Monday, January 19, 2009

Microsoft 'shields' IE from competition

Web too important to let one company dominate browser market, says Opera CEO

The European Union's antitrust agency on Saturday confirmed that it has charged Microsoft with breaking the law, saying that the company "shields" Internet Explorer (IE) from "head-to-head competition" by bundling its browser with Windows.

The CEO of Opera Software, the Norwegian browser maker whose December 2007 complaint sparked the EU's investigation, welcomed the move. "This is extremely important," Jon von Tetzchner said in an interview late Friday. "It's important that people have a choice of browsers. It's important that we don't have one company dominating the browser market."

In a statement issued Saturday by EU spokesman Jonathan Todd, the Competition Commission acknowledged that it delivered a Statement of Objections to Microsoft last Thursday, a day before Microsoft announced that it faced new antitrust charges.

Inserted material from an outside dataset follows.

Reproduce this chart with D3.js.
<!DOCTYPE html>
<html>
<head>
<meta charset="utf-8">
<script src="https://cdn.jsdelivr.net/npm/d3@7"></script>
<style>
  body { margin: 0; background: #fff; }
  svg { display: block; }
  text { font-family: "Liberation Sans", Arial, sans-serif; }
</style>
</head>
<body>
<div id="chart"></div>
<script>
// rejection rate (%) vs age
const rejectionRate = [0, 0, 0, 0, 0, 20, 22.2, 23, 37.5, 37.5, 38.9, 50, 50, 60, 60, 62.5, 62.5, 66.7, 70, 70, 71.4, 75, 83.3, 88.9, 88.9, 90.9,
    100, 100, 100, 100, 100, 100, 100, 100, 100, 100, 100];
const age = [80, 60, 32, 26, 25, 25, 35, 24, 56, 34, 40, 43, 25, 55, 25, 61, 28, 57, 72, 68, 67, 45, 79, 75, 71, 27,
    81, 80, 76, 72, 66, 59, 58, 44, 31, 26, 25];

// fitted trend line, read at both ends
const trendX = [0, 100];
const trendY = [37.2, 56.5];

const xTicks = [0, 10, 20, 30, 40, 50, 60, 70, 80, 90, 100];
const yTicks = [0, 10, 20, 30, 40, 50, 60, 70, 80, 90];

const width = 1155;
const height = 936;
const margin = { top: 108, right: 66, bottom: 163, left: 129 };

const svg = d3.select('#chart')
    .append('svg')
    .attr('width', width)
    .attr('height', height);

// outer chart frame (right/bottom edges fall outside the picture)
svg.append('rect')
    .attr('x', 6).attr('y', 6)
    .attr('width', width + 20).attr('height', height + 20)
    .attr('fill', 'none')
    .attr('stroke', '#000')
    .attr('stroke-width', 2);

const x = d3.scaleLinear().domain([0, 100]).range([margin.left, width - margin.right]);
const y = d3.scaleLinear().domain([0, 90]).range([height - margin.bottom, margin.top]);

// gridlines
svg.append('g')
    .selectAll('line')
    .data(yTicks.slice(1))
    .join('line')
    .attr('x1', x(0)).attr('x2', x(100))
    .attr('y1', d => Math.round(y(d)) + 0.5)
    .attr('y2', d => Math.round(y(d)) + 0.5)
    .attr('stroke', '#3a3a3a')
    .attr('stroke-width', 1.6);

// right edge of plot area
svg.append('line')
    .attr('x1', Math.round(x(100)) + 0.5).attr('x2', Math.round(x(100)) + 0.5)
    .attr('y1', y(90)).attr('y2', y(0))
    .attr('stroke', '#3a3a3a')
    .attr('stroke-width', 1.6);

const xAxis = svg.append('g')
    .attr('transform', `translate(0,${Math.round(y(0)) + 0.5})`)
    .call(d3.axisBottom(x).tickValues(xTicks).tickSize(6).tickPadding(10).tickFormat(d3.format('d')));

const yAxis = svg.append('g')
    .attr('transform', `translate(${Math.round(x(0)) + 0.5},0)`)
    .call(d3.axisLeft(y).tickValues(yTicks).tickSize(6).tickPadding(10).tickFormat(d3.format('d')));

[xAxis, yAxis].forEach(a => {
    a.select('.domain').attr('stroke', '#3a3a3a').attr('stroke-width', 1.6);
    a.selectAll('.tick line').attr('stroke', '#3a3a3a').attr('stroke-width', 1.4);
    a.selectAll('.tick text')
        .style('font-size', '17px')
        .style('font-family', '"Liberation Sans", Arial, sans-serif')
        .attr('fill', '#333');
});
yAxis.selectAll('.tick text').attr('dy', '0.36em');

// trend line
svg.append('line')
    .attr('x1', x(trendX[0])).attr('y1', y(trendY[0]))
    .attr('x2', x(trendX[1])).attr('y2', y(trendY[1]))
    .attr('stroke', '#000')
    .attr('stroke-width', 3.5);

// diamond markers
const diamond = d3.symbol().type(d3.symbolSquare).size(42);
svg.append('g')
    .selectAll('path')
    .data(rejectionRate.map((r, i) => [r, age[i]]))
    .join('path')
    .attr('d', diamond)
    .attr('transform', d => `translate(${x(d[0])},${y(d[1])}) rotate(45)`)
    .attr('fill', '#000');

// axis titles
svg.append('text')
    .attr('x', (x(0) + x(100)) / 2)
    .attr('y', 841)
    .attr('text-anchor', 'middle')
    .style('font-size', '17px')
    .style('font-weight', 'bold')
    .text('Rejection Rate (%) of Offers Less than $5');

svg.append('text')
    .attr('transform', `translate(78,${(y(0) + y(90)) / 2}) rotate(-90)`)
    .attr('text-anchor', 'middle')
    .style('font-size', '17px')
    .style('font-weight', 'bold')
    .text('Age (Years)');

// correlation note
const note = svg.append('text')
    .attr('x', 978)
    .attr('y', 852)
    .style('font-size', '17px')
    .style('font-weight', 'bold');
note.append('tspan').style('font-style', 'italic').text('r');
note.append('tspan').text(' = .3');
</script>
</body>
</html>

Although the EU has not released the text of those charges, it provided some clues as to their direction. "The evidence gathered during the investigation leads the Commission to believe that the tying of Internet Explorer with Windows, which makes Internet Explorer available on 90% of the world's PCs, distorts competition on the merits between competing Web browsers insofar as it provides Internet Explorer with an artificial distribution advantage which other Web browsers are unable to match," the EU said.

The Commission also claimed that Microsoft's practice of bundling IE, something it's done since 1995, "shields" the browser from "head-to-head competition with other browsers," adding that it believes the lack of competition was "detrimental to the pace of product innovation."